Monday, December 10, 2012
Scout Puts On Her Singing Cap
A new experience—a first—I joined a community chorus yesterday to perform selections from Handel’s Messiah. The Tuscarawas Philharmonic performs this every other year or so using a community chorus, and because demand for the Messiah is smaller than for other music, and since it’s specifically religious, the orchestra performs it in a local church. This year, it was free as a gift to the community, thanks to corporate sponsors who pitched in to cover the cost.
Handel didn’t write horn parts for Messiah, so I have only experienced it from the audience, but this year, a few friends from the chorus encouragement me to join them. I grew up singing with my sisters and in church, and I used to sing in the church choir back in my previous life, so singing isn’t new to me. Singing what you might call “formal” music with parts more complicated than chord harmonies is new, and I was out of my element.

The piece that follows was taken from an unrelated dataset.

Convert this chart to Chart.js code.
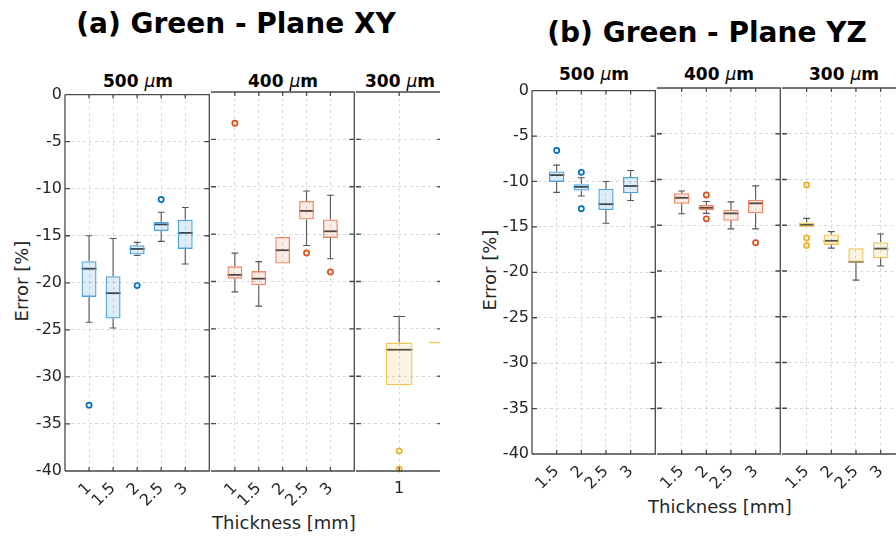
<!DOCTYPE html>
<html>
<head>
<meta charset="utf-8">
<script src="https://cdn.jsdelivr.net/npm/chart.js@4.4.1/dist/chart.umd.min.js"></script>
<style>
  body { margin: 0; width: 896px; height: 538px; background: #fff; overflow: hidden; font-family: "DejaVu Sans", sans-serif; }
  .panel { position: absolute; top: 0; height: 538px; overflow: hidden; }
  .lbl { position: absolute; white-space: nowrap; line-height: 1; color: #262626; }
  .ttl { font-size: 28px; font-weight: bold; color: #000; transform: translateX(-50%); }
  .sub { font-size: 17px; font-weight: bold; color: #000; transform: translateX(-50%); }
  .sub i { font-weight: normal; }
  .xl { font-size: 18px; transform: translateX(-50%); }
  .yl { font-size: 18px; transform: translate(-50%, -50%) rotate(-90deg); }
</style>
</head>
<body>
<div class="lbl ttl" style="left:236px;top:10px">(a) Green - Plane XY</div>
<div class="lbl ttl" style="left:707px;top:19px">(b) Green - Plane YZ</div>

<div class="lbl sub" style="left:138px;top:73px">500 <i>&mu;</i>m</div>
<div class="lbl sub" style="left:283px;top:73px">400 <i>&mu;</i>m</div>
<div class="lbl sub" style="left:400px;top:73px">300 <i>&mu;</i>m</div>
<div class="lbl sub" style="left:594px;top:66px">500 <i>&mu;</i>m</div>
<div class="lbl sub" style="left:719px;top:66px">400 <i>&mu;</i>m</div>
<div class="lbl sub" style="left:844px;top:66px">300 <i>&mu;</i>m</div>

<div class="lbl yl" style="left:22px;top:281px">Error [%]</div>
<div class="lbl yl" style="left:490px;top:270px">Error [%]</div>
<div class="lbl xl" style="left:284px;top:514px">Thickness [mm]</div>
<div class="lbl xl" style="left:720px;top:498px">Thickness [mm]</div>

<div class="panel" id="panelA" style="left:0;width:440px"></div>
<div class="panel" id="panelB" style="left:440px;width:456px"></div>

<script>
// axis ticks
const yTicks = [0, -5, -10, -15, -20, -25, -30, -35, -40];
const xTicksA = [1, 1.5, 2, 2.5, 3];
const xTicksB = [1.5, 2, 2.5, 3];
const xTicksA300 = [1];

// (a) Plane XY - 500 um
const xy500Pos = [1, 1.5, 2, 2.5, 3];
const xy500Min = [-24.2, -24.8, -17.1, -15.6, -18.0];
const xy500Q1  = [-21.5, -23.8, -17.0, -14.5, -16.4];
const xy500Med = [-18.5, -21.1, -16.4, -13.8, -14.7];
const xy500Q3  = [-17.7, -19.3, -16.0, -13.55, -13.3];
const xy500Max = [-15.0, -15.3, -15.7, -12.5, -12.0];
const xy500Out = [[-33.0], [], [-20.3], [-11.15], []];

// (a) Plane XY - 400 um
const xy400Pos = [1, 1.5, 2, 2.5, 3];
const xy400Min = [-21.1, -22.6, -18.1, -16.2, -17.6];
const xy400Q1  = [-19.7, -20.4, -18.1, -13.45, -15.4];
const xy400Med = [-19.3, -19.7, -16.7, -12.55, -14.7];
const xy400Q3  = [-18.4, -18.9, -15.3, -11.5, -13.45];
const xy400Max = [-17.0, -17.9, -15.3, -10.45, -10.9];
const xy400Out = [[-3.3], [], [], [-17.0], [-19.0]];

// (a) Plane XY - 300 um (second box is cut off at the edge)
const xy300Pos = [1, 1.5];
const xy300Min = [-30.95, -26.55];
const xy300Q1  = [-30.95, -26.55];
const xy300Med = [-27.2, null];
const xy300Q3  = [-26.45, -26.35];
const xy300Max = [-23.7, -26.35];
const xy300Out = [[-37.9, -39.8], []];

// (b) Plane YZ - 500 um
const yz500Pos = [1.5, 2, 2.5, 3];
const yz500Min = [-11.2, -11.6, -14.6, -12.1];
const yz500Q1  = [-10.05, -11.0, -13.15, -11.3];
const yz500Med = [-9.3, -10.6, -12.5, -10.5];
const yz500Q3  = [-8.9, -10.3, -10.8, -9.5];
const yz500Max = [-8.2, -9.6, -10.0, -8.8];
const yz500Out = [[-6.6], [-9.0, -13.0], [], []];

// (b) Plane YZ - 400 um
const yz400Pos = [1.5, 2, 2.5, 3];
const yz400Min = [-13.75, -13.7, -15.4, -15.4];
const yz400Q1  = [-12.65, -13.35, -14.5, -13.7];
const yz400Med = [-12.0, -13.1, -13.7, -12.6];
const yz400Q3  = [-11.5, -12.8, -13.3, -12.2];
const yz400Max = [-11.25, -12.4, -12.45, -10.7];
const yz400Out = [[], [-11.7, -14.3], [], [-16.9]];

// (b) Plane YZ - 300 um
const yz300Pos = [1.5, 2, 2.5, 3];
const yz300Min = [-15.2, -17.5, -21.0, -19.45];
const yz300Q1  = [-15.2, -17.15, -19.1, -18.6];
const yz300Med = [-14.95, -16.7, -19.0, -17.55];
const yz300Q3  = [-14.7, -16.0, -17.5, -16.85];
const yz300Max = [-14.25, -15.7, -17.5, -15.95];
const yz300Out = [[-10.6, -16.4, -17.2], [], [], []];

const blue   = { edge: 'rgb(77,163,224)',  fill: 'rgba(0,114,189,0.13)',  out: '#0072BD' };
const orange = { edge: 'rgb(238,135,100)', fill: 'rgba(217,83,25,0.11)',  out: '#D95319' };
const yellow = { edge: 'rgb(242,196,85)',  fill: 'rgba(237,177,32,0.14)', out: '#EDB120' };

const gridCol = 'rgba(38,38,38,0.17)';

// whiskers, medians and the MATLAB-like frame with inward ticks
function boxPlugin(s) {
  return {
    id: 'boxStats',
    beforeDatasetsDraw(chart) {
      const { ctx, scales: { x, y } } = chart;
      ctx.save();
      ctx.strokeStyle = '#555';
      ctx.lineWidth = 1.1;
      s.pos.forEach((p, i) => {
        const px = x.getPixelForValue(p);
        const c0 = x.getPixelForValue(p - 0.07), c1 = x.getPixelForValue(p + 0.07);
        const yMax = y.getPixelForValue(s.max[i]), yQ3 = y.getPixelForValue(s.q3[i]);
        const yMin = y.getPixelForValue(s.min[i]), yQ1 = y.getPixelForValue(s.q1[i]);
        ctx.beginPath();
        if (s.max[i] > s.q3[i]) {
          ctx.moveTo(px, yQ3); ctx.lineTo(px, yMax);
          ctx.moveTo(c0, yMax); ctx.lineTo(c1, yMax);
        }
        if (s.min[i] < s.q1[i]) {
          ctx.moveTo(px, yQ1); ctx.lineTo(px, yMin);
          ctx.moveTo(c0, yMin); ctx.lineTo(c1, yMin);
        }
        ctx.stroke();
      });
      ctx.strokeStyle = '#444';
      ctx.lineWidth = 1.8;
      s.pos.forEach((p, i) => {
        if (s.med[i] === null) return;
        const m = y.getPixelForValue(s.med[i]);
        ctx.beginPath();
        ctx.moveTo(x.getPixelForValue(p - 0.155), m);
        ctx.lineTo(x.getPixelForValue(p + 0.155), m);
        ctx.stroke();
      });
      ctx.restore();
    },
    afterDatasetsDraw(chart) {
      const { ctx, chartArea: a, scales: { x, y } } = chart;
      ctx.save();
      ctx.strokeStyle = '#4a4a4a';
      ctx.lineWidth = 1.3;
      ctx.beginPath();
      // the left edge is shared with the previous subplot, draw it only once
      if (s.showY) { ctx.moveTo(a.left, a.bottom); ctx.lineTo(a.left, a.top); }
      ctx.moveTo(a.left, a.top); ctx.lineTo(a.right, a.top);
      ctx.lineTo(a.right, a.bottom); ctx.lineTo(a.left, a.bottom);
      yTicks.forEach(v => {
        const py = y.getPixelForValue(v);
        ctx.moveTo(a.left, py); ctx.lineTo(a.left + 5, py);
        ctx.moveTo(a.right, py); ctx.lineTo(a.right - 5, py);
      });
      s.ticks.forEach(v => {
        const px = x.getPixelForValue(v);
        ctx.moveTo(px, a.bottom); ctx.lineTo(px, a.bottom - 4);
        ctx.moveTo(px, a.top); ctx.lineTo(px, a.top + 4);
      });
      ctx.stroke();
      ctx.restore();
    }
  };
}

function subplot(holder, box, s) {
  const wrap = document.createElement('div');
  wrap.style.position = 'absolute';
  wrap.style.left = (box.l - s.ml) + 'px';
  wrap.style.top = (box.t - s.mt) + 'px';
  wrap.style.width = (box.r - box.l + s.ml + s.mr) + 'px';
  wrap.style.height = (box.b - box.t + s.mt + s.mb) + 'px';
  const cv = document.createElement('canvas');
  wrap.appendChild(cv);
  holder.appendChild(wrap);

  const outliers = [];
  s.out.forEach((arr, i) => arr.forEach(v => outliers.push({ x: s.pos[i], y: v })));

  new Chart(cv, {
    type: 'bar',
    data: {
      datasets: [{
        type: 'bar',
        data: s.pos.map((p, i) => ({ x: p, y: [s.q1[i], s.q3[i]] })),
        backgroundColor: s.col.fill,
        borderColor: s.col.edge,
        borderWidth: 1.3,
        borderSkipped: false,
        barPercentage: 0.62,
        categoryPercentage: 1,
        order: 2
      }, {
        type: 'scatter',
        data: outliers,
        pointStyle: 'circle',
        pointRadius: 2.6,
        pointBorderWidth: 1.7,
        pointBorderColor: s.col.out,
        pointBackgroundColor: 'rgba(255,255,255,0)',
        clip: false,
        order: 1
      }]
    },
    options: {
      responsive: true,
      maintainAspectRatio: false,
      animation: false,
      devicePixelRatio: 1,
      layout: { padding: { left: 0, right: s.mr, top: s.mt, bottom: 0 } },
      plugins: { legend: { display: false }, tooltip: { enabled: false }, title: { display: false } },
      scales: {
        x: {
          type: 'linear',
          min: s.xMin,
          max: s.xMax,
          offset: false,
          afterBuildTicks: ax => { ax.ticks = s.ticks.map(v => ({ value: v })); },
          afterFit: ax => { ax.height = s.mb; },
          grid: { color: gridCol, lineWidth: 1, drawTicks: false, offset: false },
          border: { display: false, dash: [3, 3] },
          ticks: {
            color: '#262626',
            font: { family: 'DejaVu Sans', size: 16 },
            padding: 8,
            autoSkip: false,
            minRotation: s.rot,
            maxRotation: s.rot,
            callback: v => String(v)
          }
        },
        y: {
          min: -40,
          max: 0,
          afterBuildTicks: ax => { ax.ticks = yTicks.map(v => ({ value: v })); },
          afterFit: ax => { ax.width = s.ml; },
          grid: { color: gridCol, lineWidth: 1, drawTicks: false },
          border: { display: false, dash: [3, 3] },
          ticks: {
            display: s.showY,
            color: '#262626',
            font: { family: 'DejaVu Sans', size: 16 },
            padding: 3
          }
        }
      }
    },
    plugins: [boxPlugin(s)]
  });
}

const pA = document.getElementById('panelA');
const pB = document.getElementById('panelB');

// panel (a): plot area 92..471
subplot(pA, { l: 65, r: 211, t: 92, b: 471 }, {
  pos: xy500Pos, min: xy500Min, q1: xy500Q1, med: xy500Med, q3: xy500Q3, max: xy500Max, out: xy500Out,
  col: blue, ticks: xTicksA, xMin: 0.5, xMax: 3.5, rot: 45, showY: true, ml: 65, mr: 4, mt: 10, mb: 67
});
subplot(pA, { l: 211, r: 356, t: 92, b: 471 }, {
  pos: xy400Pos, min: xy400Min, q1: xy400Q1, med: xy400Med, q3: xy400Q3, max: xy400Max, out: xy400Out,
  col: orange, ticks: xTicksA, xMin: 0.5, xMax: 3.5, rot: 45, showY: false, ml: 30, mr: 4, mt: 10, mb: 67
});
subplot(pA, { l: 356, r: 444, t: 92, b: 471 }, {
  pos: xy300Pos, min: xy300Min, q1: xy300Q1, med: xy300Med, q3: xy300Q3, max: xy300Max, out: xy300Out,
  col: yellow, ticks: xTicksA300, xMin: 0.5, xMax: 1.5, rot: 0, showY: false, ml: 30, mr: 4, mt: 10, mb: 67
});

// panel (b): plot area 88..454, x offset 440 from container
subplot(pB, { l: 92, r: 217, t: 88, b: 454 }, {
  pos: yz500Pos, min: yz500Min, q1: yz500Q1, med: yz500Med, q3: yz500Q3, max: yz500Max, out: yz500Out,
  col: blue, ticks: xTicksB, xMin: 1, xMax: 3.5, rot: 45, showY: true, ml: 52, mr: 4, mt: 10, mb: 84
});
subplot(pB, { l: 217, r: 342, t: 88, b: 454 }, {
  pos: yz400Pos, min: yz400Min, q1: yz400Q1, med: yz400Med, q3: yz400Q3, max: yz400Max, out: yz400Out,
  col: orange, ticks: xTicksB, xMin: 1, xMax: 3.5, rot: 45, showY: false, ml: 30, mr: 4, mt: 10, mb: 84
});
subplot(pB, { l: 342, r: 467, t: 88, b: 454 }, {
  pos: yz300Pos, min: yz300Min, q1: yz300Q1, med: yz300Med, q3: yz300Q3, max: yz300Max, out: yz300Out,
  col: yellow, ticks: xTicksB, xMin: 1, xMax: 3.5, rot: 45, showY: false, ml: 30, mr: 4, mt: 10, mb: 84
});
</script>
</body>
</html>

Everyone knows the key phrases from Messiah, like you know the opening notes from Beethoven’s Fifth Symphony even if you’ve never heard the entire piece. You know how “Hallelujah” goes and maybe the notes for the phrase “All We Like Sheep,” and you could probably hum a few phrases from a recitative or two. But when you dig into the score, there is so much more. You actually have to work to do this thing right.
As a newbie, and with only two rehearsals to help me catch up to the veterans, I had to rely on the altos standing on either side of me. One of them, my friend Sherri, loaned me her extra score, and I followed along with a website designed for private practice of Messiah (yes, there are such things). I was reminded of the techniques for note and tone shaping, and I learned a new word, melisma, the term for singing one syllable on a series of moving notes—much more difficult to do well than it sounds, and I’m afraid I don’t quite get the hang of that. Next year, maybe.

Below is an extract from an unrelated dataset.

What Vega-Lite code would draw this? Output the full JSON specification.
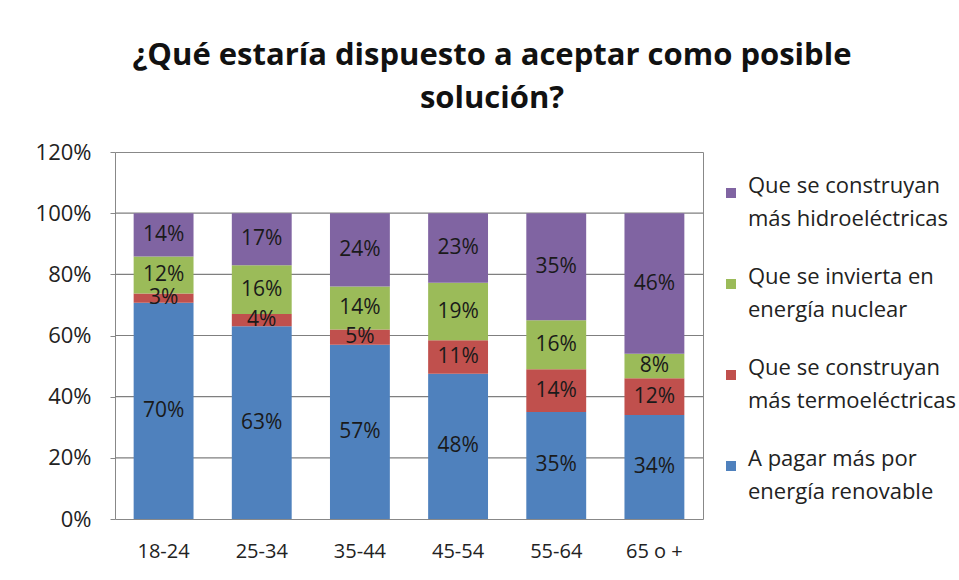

We performed in a small Catholic church that was just lovely—a big rose window and delicately painted details on the pillars. The parish had installed a new pipe organ, and we opened the event with an organ prelude. Gorgeous. The sanctuary seats around 300, and we watched people stream in even after start time, so it was standing room only.
Our soloists were absolute gems, and I marvel at their skill every time I hear them. The orchestra, a small group for the occasion, was on task and made me proud. And the chorus was powerful. We weren’t perfect—the tenors missed an entire page of Amens, and the mentally challenged girl, whose mother brings her every year, sang in the rests and came in early and talked between movements. What to do about that situation, I do not know. I suppose you take it because this is a community effort, just as you take the warbling elderly women and the horn player who fakes the melismas where necessary.
After we finished our final movement, the chorus moved down into the aisles, and we invited the audience to join us in singing a carol cantata composed by Conductor Eric. As much as I enjoy hearing, and now singing, Messiah, this moment in the event might be the highlight for me. I find myself closing my eyes and just listening, especially during the verses sung only by the men. A large group of men belting out Hark the Herald Angels Sing (or anything, for that matter) is a wonderful thing to behold.
So, I now hang up my singing cap for the time being and take up my horn again. There is practicing to do, and we’ve got our big Christmas concert this coming Saturday. But I just may take up that cap again when the opportunity arises.